Ever-escalating costs, including rapidly rising insurance premiums, are putting Wellington businesses at risk.
That was the key issue highlighted in the recently held insurance forum in the capital. Wellington Chamber of Commerce chief executive officer John Milford stressed how insurance premiums are increasing commercial rents and putting the squeeze on businesses’ fixed costs.
“Insurance premiums in Wellington rose after the Canterbury earthquakes, rose again after the Kaikoura earthquake, and are now rising yet again due to insurers adopting ‘risk-based’ pricing,” Milford said. “There appears to be no end to rising premiums.”
Meanwhile, Insurance Council of New Zealand (ICNZ) chief executive Tim Grafton told the forum that it was vital to take collective responsibility.
“Really though it’s about how we manage our seismic risks,” Grafton said. “That is a collective responsibility for all – government, council, regulators, banks, developers, building owners, their advisers, the insurance brokers, and insurers.”
He talked about how insurers assess risk and how New Zealand compares with similar countries. He also offered potential solutions, claiming the only way to ensure long-term affordability in a sustainable way is to reduce risk.
For example, he proposed changing building standards to increase resilience and reduce the risk of total insured loss. He also said people need to invest in retrofitting properties for resilience – including adopting low-cost remidiation techniques and installing low-cost seismic devices.
“These aren’t overnight solutions, but they are needed to keep Wellington thriving and surviving for years to come,” he said.
Grafton added that a short-term solution is to share more of the risk. He suggested giving corporates flexibility to increase their insurance excess; and to get rid of the Fire Service Levy on insurance premiums, which is uncapped for commercial property. He noted commercial property is brokered, with some brokers charging a flat-fee, others a 25-30% commission on the premium. If premiums have shot up 30% this year, is it necessary to add another 10% on top, he asked?

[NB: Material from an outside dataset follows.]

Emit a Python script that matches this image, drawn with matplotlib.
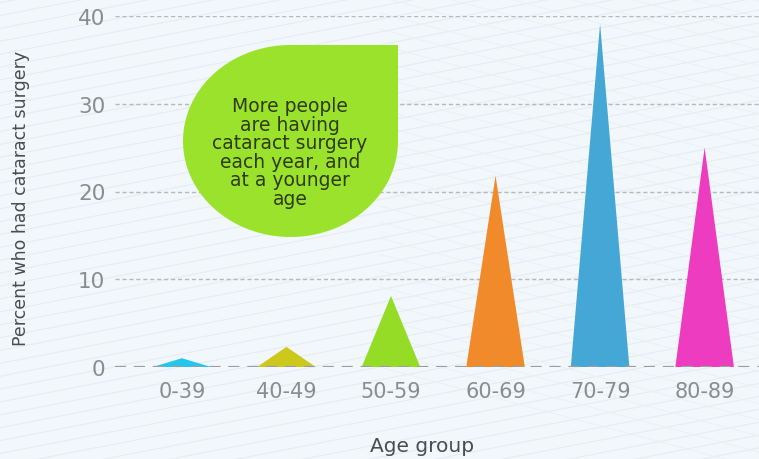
import numpy as np
import matplotlib
matplotlib.use('Agg')
import matplotlib.pyplot as plt
from matplotlib.patches import Polygon
from matplotlib.lines import Line2D

# Percent who had cataract surgery, by age group
age_groups = ['0-39', '40-49', '50-59', '60-69', '70-79', '80-89']
percent = [1.0, 2.3, 8.1, 21.8, 39.1, 25.0]
colors = ['#25c6ee', '#cdc81c', '#95dc27', '#f08a2b', '#45a7d5', '#ee3cc0']
y_ticks = [0, 10, 20, 30, 40]
note = "More people\nare having\ncataract surgery\neach year, and\nat a younger\nage"

W, H = 759, 460
bg = '#f1f7fa'
fig = plt.figure(figsize=(W / 100, H / 100), dpi=100, facecolor=bg)

# faint diagonal hatching on the background
for k in np.arange(-1.5, 1.5, 0.028):
    fig.add_artist(Line2D([0, 1], [k, k + 0.32], transform=fig.transFigure,
                          color='#e5edf2', lw=0.8, zorder=0))
for k in np.arange(0.2, 2.2, 0.035):
    fig.add_artist(Line2D([0.5, 1], [k, k - 0.22], transform=fig.transFigure,
                          color='#e9f1f5', lw=0.6, zorder=0))

ax = fig.add_axes([115 / W, (H - 368) / H, 1 - 115 / W, (368 - 17) / H])
ax.patch.set_alpha(0)

x = np.arange(len(age_groups))
hw = 0.28
for xi, v, c in zip(x, percent, colors):
    ax.fill([xi - hw, xi, xi + hw], [0, v, 0], color=c, lw=0, zorder=3)

# gridlines
for t in y_ticks[1:]:
    ax.axhline(t, color='#b4b9bc', lw=1.0, ls=(0, (3, 2)), zorder=1)
ax.axhline(0, color='#9a9fa2', lw=1.6, ls=(0, (5, 3.5)), zorder=4)

ax.set_xlim(-0.64, 5.52)
ax.set_ylim(0, 40)
ax.set_xticks(x)
ax.set_xticklabels(age_groups)
ax.set_yticks(y_ticks)
ax.tick_params(axis='x', length=0, pad=10, labelsize=15, labelcolor='#8a8d90')
ax.tick_params(axis='y', length=0, pad=7, labelsize=15.5, labelcolor='#8a8d90')
for s in ax.spines.values():
    s.set_visible(False)

fig.text(21 / W, 1 - 198 / H, 'Percent who had cataract surgery', rotation=90,
         ha='center', va='center', fontsize=12.5, color='#4a4c4e')
fig.text(422 / W, 1 - 447 / H, 'Age group', ha='center', va='center',
         fontsize=14.5, color='#4a4c4e')

# leaf shaped callout: ellipse with a square top-right corner
cx, cy, rx, ry = 290.5, 142, 107.5, 96
th = np.linspace(np.pi / 2, 2 * np.pi, 120)
px = cx + rx * np.cos(th)
py = (H - cy) + ry * np.sin(th)
pts = np.column_stack([px, py])
pts = np.vstack([pts, [cx + rx, H - cy + ry]])
pts[:, 0] /= W
pts[:, 1] /= H
fig.add_artist(Polygon(pts, closed=True, transform=fig.transFigure,
                       facecolor='#9be22d', edgecolor='none', zorder=5))
fig.text(290 / W, 1 - 153 / H, note, ha='center', va='center', fontsize=13.5,
         color='#2e3b14', linespacing=0.97, zorder=6)

fig.savefig('out.png', dpi=100, facecolor=bg)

Grafton was critical of some options that avoid reducing risk. He suggested that having another state insurer or raising the EQC cap still means having to buy reinsurance support like private insurers do. He noted government capital is far better invested in low cost repair methods and resilient retrofits than being an alternative source for risk transfer. Additionally, he pointed out that the proposal to increase the EQC cap shifts the costs to every New Zealand homeowner. This means every Kiwi would pay more to supprt Wellington, instead of getting a relative reduction in earthquake premium from their private insurer, he said.
“Is it really the policy objective that every New Zealander is fully insured no matter how high the risk at an affordable premium?” Grafton asked the forum. “That happens nowhere else in the world, and it only ever happened because we never really understood the risk.
“For our part, we will work with our members to communicate more openly and transparently about the risks that people face,” he added.
The insurance forum was called by Wellington City Mayor Justin Lester and was attended by over 100 decision-makers, including Finance Minister Grant Robertson, Earthquake Commission (EQC) Minister Megan Woods and Commerce Minister Kris Faafoi.